⟨
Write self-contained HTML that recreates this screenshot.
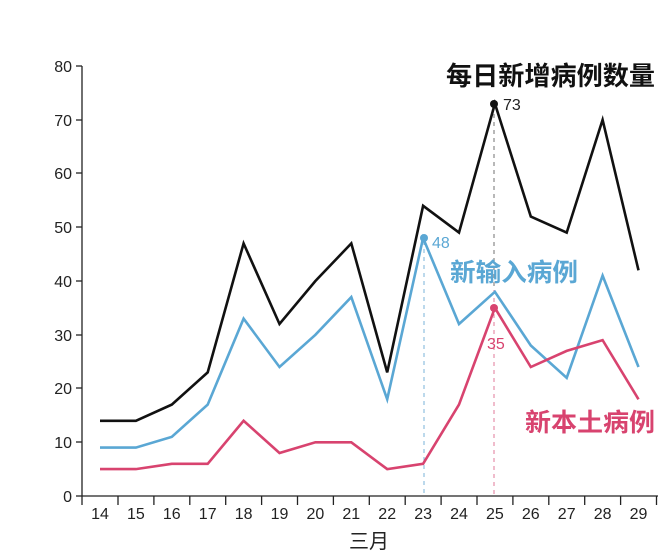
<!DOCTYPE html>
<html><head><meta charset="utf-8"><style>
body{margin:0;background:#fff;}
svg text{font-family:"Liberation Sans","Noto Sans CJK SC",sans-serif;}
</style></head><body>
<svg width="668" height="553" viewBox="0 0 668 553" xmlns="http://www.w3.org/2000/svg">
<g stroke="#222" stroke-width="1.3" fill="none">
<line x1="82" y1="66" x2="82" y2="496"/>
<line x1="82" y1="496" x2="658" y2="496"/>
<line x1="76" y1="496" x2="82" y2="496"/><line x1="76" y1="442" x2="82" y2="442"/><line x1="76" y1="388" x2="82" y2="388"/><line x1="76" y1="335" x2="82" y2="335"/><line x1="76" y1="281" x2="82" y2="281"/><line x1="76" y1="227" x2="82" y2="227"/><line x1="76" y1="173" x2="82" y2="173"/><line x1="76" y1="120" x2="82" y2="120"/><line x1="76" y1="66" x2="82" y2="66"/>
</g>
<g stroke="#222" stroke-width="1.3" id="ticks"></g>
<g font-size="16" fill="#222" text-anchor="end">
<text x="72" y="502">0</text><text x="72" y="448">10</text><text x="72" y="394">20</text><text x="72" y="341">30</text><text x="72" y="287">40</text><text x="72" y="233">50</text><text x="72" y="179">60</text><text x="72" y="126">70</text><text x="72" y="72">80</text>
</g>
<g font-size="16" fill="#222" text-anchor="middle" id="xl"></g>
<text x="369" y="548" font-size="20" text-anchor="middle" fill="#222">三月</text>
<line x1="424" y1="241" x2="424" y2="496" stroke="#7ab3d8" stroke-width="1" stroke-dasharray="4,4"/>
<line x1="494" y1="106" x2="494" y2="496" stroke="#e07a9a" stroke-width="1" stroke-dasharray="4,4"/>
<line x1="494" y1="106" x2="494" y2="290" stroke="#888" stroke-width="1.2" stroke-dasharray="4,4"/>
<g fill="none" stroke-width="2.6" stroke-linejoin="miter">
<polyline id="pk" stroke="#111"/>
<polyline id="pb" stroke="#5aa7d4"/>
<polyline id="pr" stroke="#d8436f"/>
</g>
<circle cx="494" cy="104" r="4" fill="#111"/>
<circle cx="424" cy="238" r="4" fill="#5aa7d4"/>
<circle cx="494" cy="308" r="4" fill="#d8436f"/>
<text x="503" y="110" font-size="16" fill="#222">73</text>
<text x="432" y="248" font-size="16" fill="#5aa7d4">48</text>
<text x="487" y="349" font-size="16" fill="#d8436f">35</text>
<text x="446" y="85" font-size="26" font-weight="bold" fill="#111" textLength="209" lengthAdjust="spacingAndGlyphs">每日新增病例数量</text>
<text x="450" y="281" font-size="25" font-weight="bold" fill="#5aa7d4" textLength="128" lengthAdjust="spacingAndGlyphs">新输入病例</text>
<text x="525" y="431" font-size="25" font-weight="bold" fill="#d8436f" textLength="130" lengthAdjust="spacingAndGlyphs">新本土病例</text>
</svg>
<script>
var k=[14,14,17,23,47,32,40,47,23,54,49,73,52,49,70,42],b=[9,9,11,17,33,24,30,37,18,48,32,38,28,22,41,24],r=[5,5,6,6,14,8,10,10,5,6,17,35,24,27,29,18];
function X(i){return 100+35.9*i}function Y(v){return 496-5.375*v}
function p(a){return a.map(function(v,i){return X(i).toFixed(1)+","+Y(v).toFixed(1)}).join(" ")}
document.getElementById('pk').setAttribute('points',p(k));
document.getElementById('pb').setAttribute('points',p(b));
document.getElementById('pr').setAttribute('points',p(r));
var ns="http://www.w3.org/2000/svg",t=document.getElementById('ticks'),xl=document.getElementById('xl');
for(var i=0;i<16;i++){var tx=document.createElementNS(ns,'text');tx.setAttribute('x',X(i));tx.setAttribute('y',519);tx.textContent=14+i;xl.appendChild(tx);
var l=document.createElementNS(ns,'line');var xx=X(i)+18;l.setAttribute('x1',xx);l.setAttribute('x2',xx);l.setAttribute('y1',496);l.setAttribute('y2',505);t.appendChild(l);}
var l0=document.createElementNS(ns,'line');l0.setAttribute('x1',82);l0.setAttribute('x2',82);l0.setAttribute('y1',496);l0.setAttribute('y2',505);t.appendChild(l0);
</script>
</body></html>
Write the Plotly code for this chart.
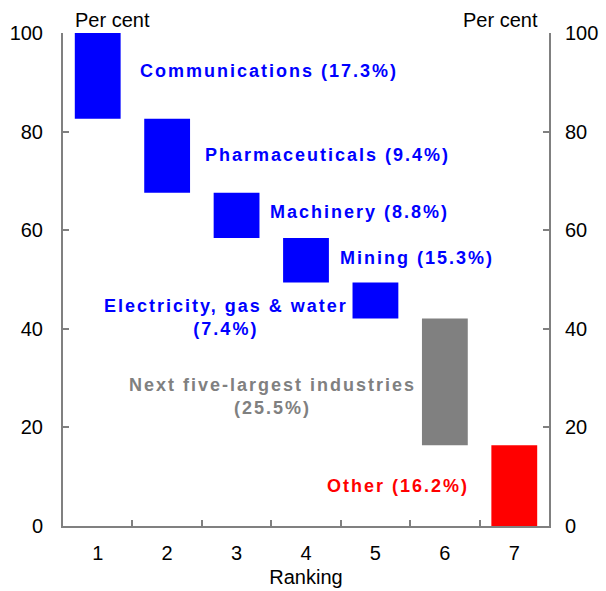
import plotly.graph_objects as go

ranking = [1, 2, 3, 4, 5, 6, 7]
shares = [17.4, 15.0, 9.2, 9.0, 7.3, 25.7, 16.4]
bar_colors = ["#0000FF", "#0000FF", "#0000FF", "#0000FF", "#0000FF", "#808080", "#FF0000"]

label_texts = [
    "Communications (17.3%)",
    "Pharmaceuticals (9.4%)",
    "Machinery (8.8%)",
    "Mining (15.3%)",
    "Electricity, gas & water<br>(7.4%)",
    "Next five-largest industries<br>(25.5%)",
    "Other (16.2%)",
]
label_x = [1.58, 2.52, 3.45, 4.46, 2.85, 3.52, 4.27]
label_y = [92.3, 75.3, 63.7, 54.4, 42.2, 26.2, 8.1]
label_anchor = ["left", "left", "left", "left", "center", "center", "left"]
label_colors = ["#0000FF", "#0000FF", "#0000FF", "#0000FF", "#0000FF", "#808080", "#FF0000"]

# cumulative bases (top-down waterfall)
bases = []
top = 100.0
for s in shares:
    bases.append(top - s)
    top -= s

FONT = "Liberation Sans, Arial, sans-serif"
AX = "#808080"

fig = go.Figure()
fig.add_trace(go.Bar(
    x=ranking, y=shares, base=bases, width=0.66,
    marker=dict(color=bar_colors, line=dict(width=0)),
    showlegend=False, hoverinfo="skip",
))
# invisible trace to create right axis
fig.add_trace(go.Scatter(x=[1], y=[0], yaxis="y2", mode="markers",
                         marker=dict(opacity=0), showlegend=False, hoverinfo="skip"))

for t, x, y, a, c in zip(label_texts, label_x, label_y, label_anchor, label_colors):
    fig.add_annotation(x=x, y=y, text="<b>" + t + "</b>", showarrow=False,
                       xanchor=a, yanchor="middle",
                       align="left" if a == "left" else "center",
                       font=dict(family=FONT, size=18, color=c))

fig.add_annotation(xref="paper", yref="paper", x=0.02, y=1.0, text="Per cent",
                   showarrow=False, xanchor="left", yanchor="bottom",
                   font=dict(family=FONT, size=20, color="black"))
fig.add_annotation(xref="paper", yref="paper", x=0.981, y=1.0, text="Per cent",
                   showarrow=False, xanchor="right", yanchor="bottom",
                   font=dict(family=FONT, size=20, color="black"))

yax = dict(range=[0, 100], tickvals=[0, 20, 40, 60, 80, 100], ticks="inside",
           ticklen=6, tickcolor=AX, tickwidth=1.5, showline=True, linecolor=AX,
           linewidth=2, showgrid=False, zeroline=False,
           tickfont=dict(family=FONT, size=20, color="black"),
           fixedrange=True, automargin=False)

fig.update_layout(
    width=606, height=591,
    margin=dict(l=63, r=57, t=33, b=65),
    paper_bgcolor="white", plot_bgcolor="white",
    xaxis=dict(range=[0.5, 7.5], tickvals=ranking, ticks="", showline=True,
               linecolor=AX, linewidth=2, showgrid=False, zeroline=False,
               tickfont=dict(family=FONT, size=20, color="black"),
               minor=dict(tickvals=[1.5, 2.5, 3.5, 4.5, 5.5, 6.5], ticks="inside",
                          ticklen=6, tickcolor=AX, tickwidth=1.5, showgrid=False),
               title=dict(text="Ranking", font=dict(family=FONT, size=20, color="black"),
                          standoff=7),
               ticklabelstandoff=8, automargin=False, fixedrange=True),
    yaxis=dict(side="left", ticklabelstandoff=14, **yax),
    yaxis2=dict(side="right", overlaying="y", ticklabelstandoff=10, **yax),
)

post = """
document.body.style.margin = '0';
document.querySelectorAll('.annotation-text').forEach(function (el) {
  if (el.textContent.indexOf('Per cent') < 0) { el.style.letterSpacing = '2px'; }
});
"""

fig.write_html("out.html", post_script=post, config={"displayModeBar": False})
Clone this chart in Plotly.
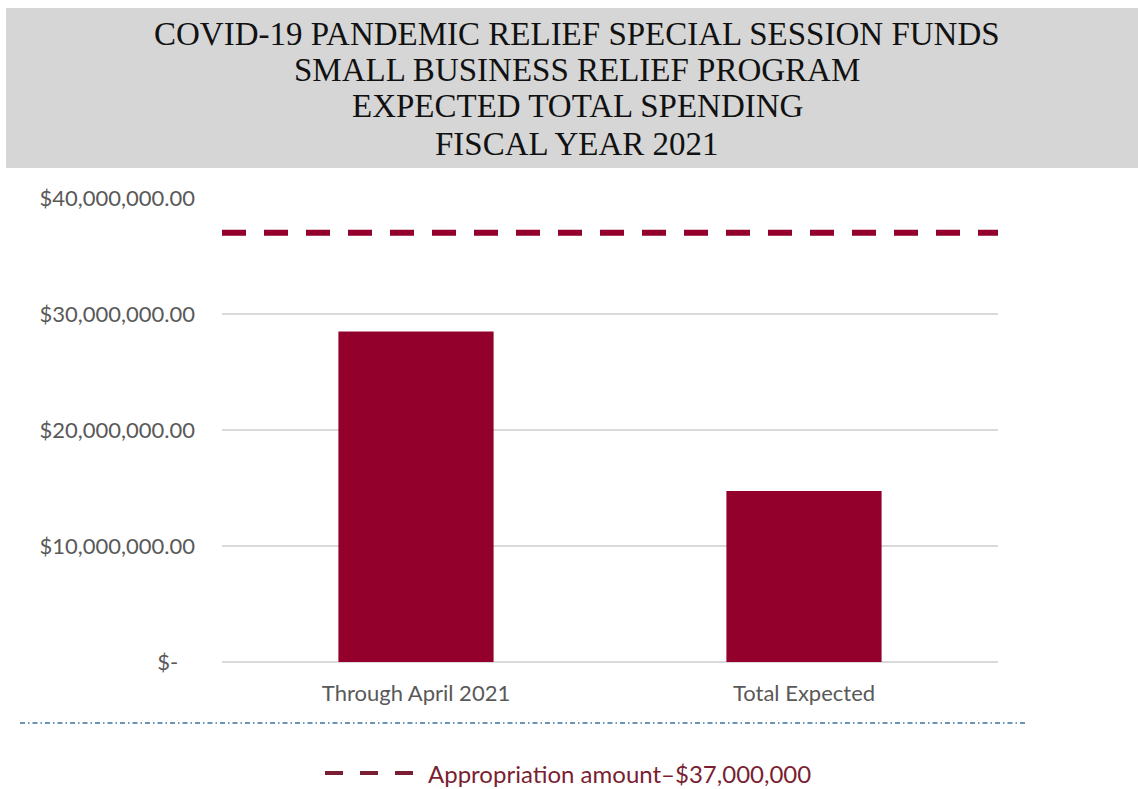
⟩
**YOUR OBJECTIVE**
Look through the data above. Each line containing the word "chart" needs to be copied.

**EXERCISE RESULT**
Write the Plotly code for this chart.
Clone this chart in Plotly.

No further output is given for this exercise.